Cancer
Exercise may help cognition during chemo

Clinical takeaway: Exercise showed a clear supportive-care benefit for cancer-related cognitive impairment during chemotherapy. Consider encouraging patients to incorporate exercise as they are able.
Problems with clear thinking during chemotherapy are common, but few trials have tested treatments while patients are actively receiving therapy. This study examined whether exercise, low-dose ibuprofen, or both could ease cancer-related cognitive impairment during chemotherapy.
Investigators randomized 86 patients with cancer receiving chemotherapy who reported cognitive problems to 6 weeks of home-based exercise plus placebo, home-based exercise plus ibuprofen, ibuprofen alone, or placebo alone.

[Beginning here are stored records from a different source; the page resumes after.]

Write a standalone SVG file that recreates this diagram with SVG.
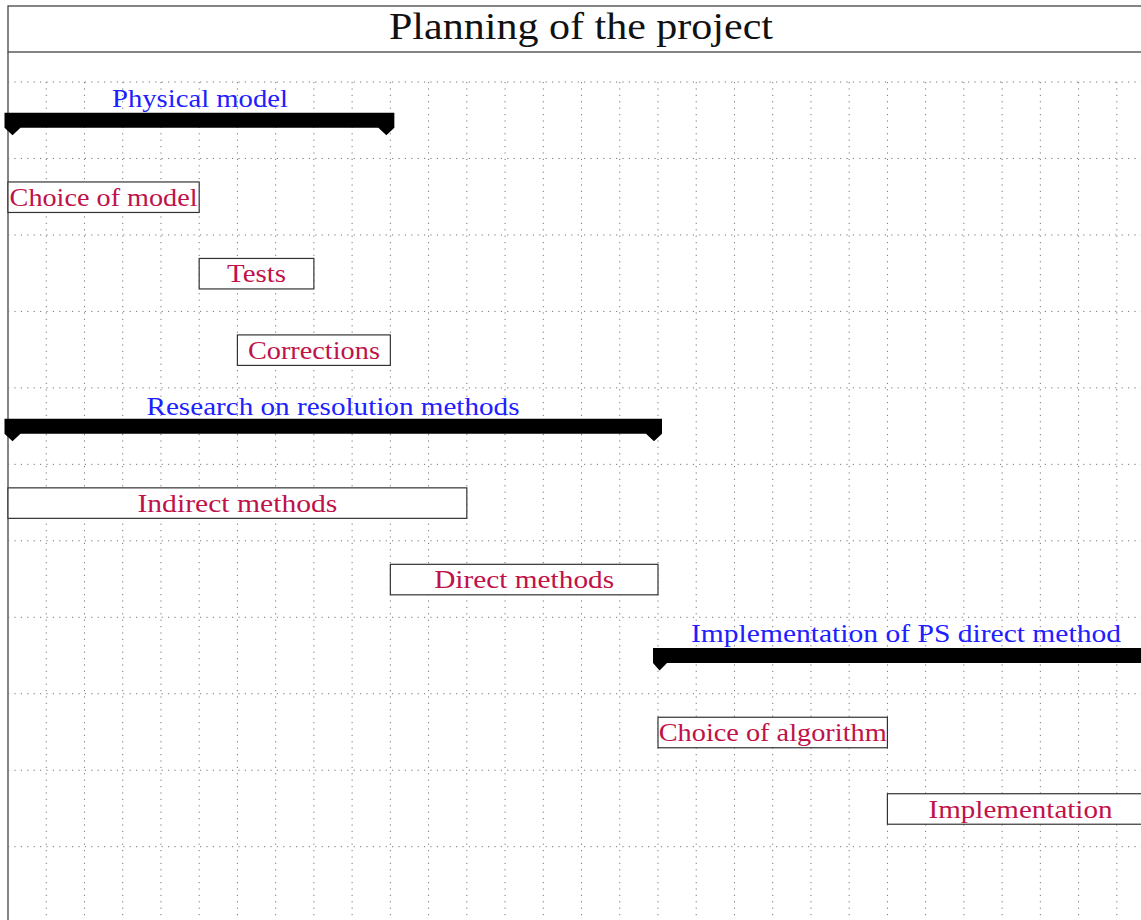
<svg xmlns="http://www.w3.org/2000/svg" width="1141" height="920" viewBox="0 0 1141 920">
  <style>
    .frame { fill: none; stroke: #444; stroke-width: 1.3; }
    .hgrid { stroke: #777; stroke-width: 1; stroke-dasharray: 1.2 5.2; fill: none; }
    .vgrid { stroke: #777; stroke-width: 1; stroke-dasharray: 1.2 5.2; fill: none; }
    .bar { fill: #fff; stroke: #333; stroke-width: 1.2; }
    .group { fill: #000; }
    .title { font-family: "Liberation Serif", "DejaVu Serif", serif; font-size: 37px; fill: #111; }
    .tlabel { font-family: "Liberation Serif", "DejaVu Serif", serif; font-size: 25px; fill: #c0124a; }
    .glabel { font-family: "Liberation Serif", "DejaVu Serif", serif; font-size: 25px; fill: #2020ff; }
  </style>
  <rect width="1141" height="920" fill="#fff"/>

  <!-- title row and chart frame -->
  <g id="title">
    <rect class="frame" x="8" y="6" width="1147" height="46"/>
    <line class="frame" x1="8" y1="52" x2="8" y2="930"/>
    <text class="title" x="581" y="39" text-anchor="middle" textLength="384" lengthAdjust="spacingAndGlyphs">Planning of the project</text>
  </g>

  <!-- grid: one vertical per column (38.235), one horizontal per row (76.47) -->
  <g id="grid">
    <path class="hgrid" d="M8,82H1155 M8,158.47H1155 M8,234.94H1155 M8,311.41H1155 M8,387.88H1155 M8,464.35H1155 M8,540.82H1155 M8,617.29H1155 M8,693.76H1155 M8,770.23H1155 M8,846.7H1155"/>
    <path class="vgrid" d="M46.24,82V920 M84.47,82V920 M122.71,82V920 M160.94,82V920 M199.18,82V920 M237.41,82V920 M275.65,82V920 M313.88,82V920 M352.12,82V920 M390.35,82V920 M428.59,82V920 M466.82,82V920 M505.06,82V920 M543.29,82V920 M581.53,82V920 M619.76,82V920 M657.99,82V920 M696.23,82V920 M734.46,82V920 M772.7,82V920 M810.94,82V920 M849.17,82V920 M887.41,82V920 M925.64,82V920 M963.88,82V920 M1002.11,82V920 M1040.35,82V920 M1078.58,82V920 M1116.82,82V920"/>
  </g>

  <!-- group: Physical model (columns 0-10) -->
  <g id="physical-model">
    <path class="group" d="M4.5,112.8H394.35V127.8L386.35,135.3L378.35,127.8H20.5L12.5,135.3L4.5,127.8Z"/>
    <text class="glabel" x="200" y="107" text-anchor="middle" textLength="176" lengthAdjust="spacingAndGlyphs">Physical model</text>
  </g>

  <g id="choice-of-model">
    <rect class="bar" x="8" y="181.97" width="191.18" height="30.5"/>
    <text class="tlabel" x="103.6" y="206" text-anchor="middle" textLength="188" lengthAdjust="spacingAndGlyphs">Choice of model</text>
  </g>

  <g id="tests">
    <rect class="bar" x="199.18" y="258.44" width="114.7" height="30.5"/>
    <text class="tlabel" x="256.5" y="282.4" text-anchor="middle" textLength="59" lengthAdjust="spacingAndGlyphs">Tests</text>
  </g>

  <g id="corrections">
    <rect class="bar" x="237.41" y="334.91" width="152.94" height="30.5"/>
    <text class="tlabel" x="313.9" y="358.9" text-anchor="middle" textLength="132" lengthAdjust="spacingAndGlyphs">Corrections</text>
  </g>

  <!-- group: Research on resolution methods (columns 0-17) -->
  <g id="research">
    <path class="group" d="M4.5,418.68H661.99V433.68L653.99,441.18L645.99,433.68H20.5L12.5,441.18L4.5,433.68Z"/>
    <text class="glabel" x="333" y="415" text-anchor="middle" textLength="373" lengthAdjust="spacingAndGlyphs">Research on resolution methods</text>
  </g>

  <g id="indirect-methods">
    <rect class="bar" x="8" y="487.85" width="458.82" height="30.5"/>
    <text class="tlabel" x="237.4" y="511.8" text-anchor="middle" textLength="200" lengthAdjust="spacingAndGlyphs">Indirect methods</text>
  </g>

  <g id="direct-methods">
    <rect class="bar" x="390.35" y="564.32" width="267.64" height="30.5"/>
    <text class="tlabel" x="524.2" y="588.3" text-anchor="middle" textLength="180" lengthAdjust="spacingAndGlyphs">Direct methods</text>
  </g>

  <!-- group: Implementation of PS direct method (columns 17-30, runs past the right edge) -->
  <g id="implementation-ps">
    <path class="group" d="M653,648.09H1160V663.09H667L659.5,670.59L653,663.09Z"/>
    <text class="glabel" x="906" y="641.5" text-anchor="middle" textLength="430" lengthAdjust="spacingAndGlyphs">Implementation of PS direct method</text>
  </g>

  <g id="choice-of-algorithm">
    <rect class="bar" x="657.99" y="717.26" width="229.42" height="30.5"/>
    <text class="tlabel" x="772.7" y="741.2" text-anchor="middle" textLength="228" lengthAdjust="spacingAndGlyphs">Choice of algorithm</text>
  </g>

  <g id="implementation">
    <rect class="bar" x="887.41" y="793.73" width="267.64" height="30.5"/>
    <text class="tlabel" x="1020.5" y="817.7" text-anchor="middle" textLength="184" lengthAdjust="spacingAndGlyphs">Implementation</text>
  </g>
</svg>
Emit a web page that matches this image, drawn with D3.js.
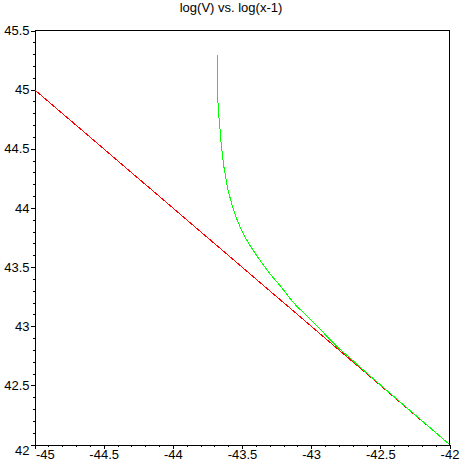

The exercise program combined progressive walking and resistance-band training, and ibuprofen was given at 200 mg twice daily.
The clearest result was in favor of exercise. Patients assigned to exercise without ibuprofen showed better attention than the placebo group on a standard performance test, and exercise groups also improved on a patient-reported measure of whether others noticed cognitive problems. Ibuprofen alone showed some improvement on attention measures compared with placebo, but the overall pattern was less consistent, and ibuprofen was also associated with less improvement on delayed verbal memory.
These phase 2 findings suggest exercise may help preserve or improve selected cognitive domains during chemotherapy, especially attention. Ibuprofen may help some domains, but the signal was mixed.
Next steps are larger phase 3 trials of exercise during chemotherapy and more study of ibuprofen dose, duration, and domain-specific effects. Future work also needs longer follow-up to assess whether any benefit lasts, as well as broader biomarker testing to clarify mechanisms.
“We are encouraged by the findings of this trial that suggest possible benefits of both interventions for some cognitive domains. Clearly, we saw a more pronounced effect with exercise, which is notable considering the multiple health benefits of exercise for cancer survivors,” said Michelle C. Janelsins, PhD, MPH, of the University of Rochester and the Wilmot Cancer Institute.